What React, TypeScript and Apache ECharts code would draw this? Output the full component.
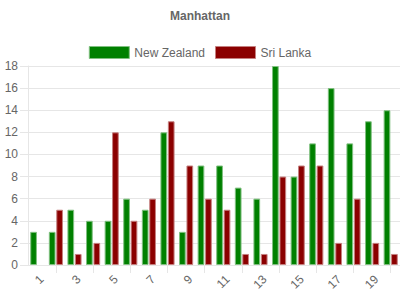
import React, { useEffect, useRef } from "react";
import * as echarts from "echarts";

const categories = ["1","2","3","4","5","6","7","8","9","10","11","12","13","14","15","16","17","18","19","20"];
const newZealand = [3, 3, 5, 4, 4, 6, 5, 12, 3, 9, 9, 7, 6, 18, 8, 11, 16, 11, 13, 14];
const sriLanka = [0, 5, 1, 2, 12, 4, 6, 13, 9, 6, 5, 1, 1, 8, 9, 9, 2, 6, 2, 1];

const FONT = "'Liberation Sans', Arial, Helvetica, sans-serif";
const NZ_FILL = "#008000";
const NZ_BORDER = "#80c080";
const SL_FILL = "#8b0000";
const SL_BORDER = "#c58080";

const toBarData = (arr: number[]) =>
  arr.map((v) => (v === 0 ? { value: v, itemStyle: { borderWidth: 0, opacity: 0 } } : v));

export default function App() {
  const ref = useRef<HTMLDivElement>(null);
  useEffect(() => {
    if (!ref.current) return;
    const chart = echarts.init(ref.current, undefined, { renderer: "svg" });
    chart.setOption({
      animation: false,
      backgroundColor: "#ffffff",
      textStyle: { fontFamily: FONT },
      title: {
        text: "Manhattan",
        left: "center",
        top: 5,
        textStyle: { fontFamily: FONT, fontSize: 12, fontWeight: "bold", color: "#666666" },
      },
      legend: {
        top: 41,
        left: "center",
        icon: "rect",
        itemWidth: 40,
        itemHeight: 12,
        itemGap: 10,
        textStyle: { fontFamily: FONT, fontSize: 12, color: "#666666" },
        data: [
          { name: "New Zealand", itemStyle: { color: NZ_FILL, borderColor: NZ_BORDER, borderWidth: 1 } },
          { name: "Sri Lanka", itemStyle: { color: SL_FILL, borderColor: SL_BORDER, borderWidth: 1 } },
        ],
      },
      grid: { left: 28, right: 0, top: 66, bottom: 35, containLabel: false },
      xAxis: {
        type: "category",
        data: categories,
        boundaryGap: true,
        axisLine: { show: true, lineStyle: { color: "#e6e6e6", width: 1 } },
        axisTick: {
          show: true,
          alignWithLabel: true,
          length: 8,
          interval: (i: number) => i % 2 === 1,
          lineStyle: { color: "#e6e6e6" },
        },
        axisLabel: {
          interval: 1,
          rotate: 45,
          margin: 8,
          verticalAlign: "top",
          fontFamily: FONT,
          fontSize: 12,
          color: "#666666",
        },
        splitLine: { show: false },
      },
      yAxis: {
        type: "value",
        min: 0,
        max: 18,
        interval: 2,
        axisLine: { show: true, lineStyle: { color: "#e6e6e6" } },
        axisTick: { show: true, length: 8, lineStyle: { color: "#e6e6e6" } },
        axisLabel: { margin: 10, fontFamily: FONT, fontSize: 12, color: "#666666" },
        splitLine: { show: true, lineStyle: { color: "#e6e6e6" } },
      },
      series: [
        {
          name: "New Zealand",
          type: "bar",
          data: toBarData(newZealand),
          barWidth: 6.7,
          barGap: "11%",
          itemStyle: { color: NZ_FILL, borderColor: NZ_BORDER, borderWidth: 1 },
        },
        {
          name: "Sri Lanka",
          type: "bar",
          data: toBarData(sriLanka),
          barWidth: 6.7,
          barGap: "11%",
          itemStyle: { color: SL_FILL, borderColor: SL_BORDER, borderWidth: 1 },
        },
      ],
    });
    return () => chart.dispose();
  }, []);
  return <div ref={ref} style={{ width: 400, height: 300, position: "absolute", left: 0, top: 0 }} />;
}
──────────
__WHAT YOU NEED TO DO__
From the first line of the listing above, repeat every line through the one holding "arr.map((v) => (v". Both ends count, and pictures stay out.

__RIGHT ANSWER__
What React, TypeScript and Apache ECharts code would draw this? Output the full component.
import React, { useEffect, useRef } from "react";
import * as echarts from "echarts";

const categories = ["1","2","3","4","5","6","7","8","9","10","11","12","13","14","15","16","17","18","19","20"];
const newZealand = [3, 3, 5, 4, 4, 6, 5, 12, 3, 9, 9, 7, 6, 18, 8, 11, 16, 11, 13, 14];
const sriLanka = [0, 5, 1, 2, 12, 4, 6, 13, 9, 6, 5, 1, 1, 8, 9, 9, 2, 6, 2, 1];

const FONT = "'Liberation Sans', Arial, Helvetica, sans-serif";
const NZ_FILL = "#008000";
const NZ_BORDER = "#80c080";
const SL_FILL = "#8b0000";
const SL_BORDER = "#c58080";

const toBarData = (arr: number[]) =>
  arr.map((v) => (v === 0 ? { value: v, itemStyle: { borderWidth: 0, opacity: 0 } } : v));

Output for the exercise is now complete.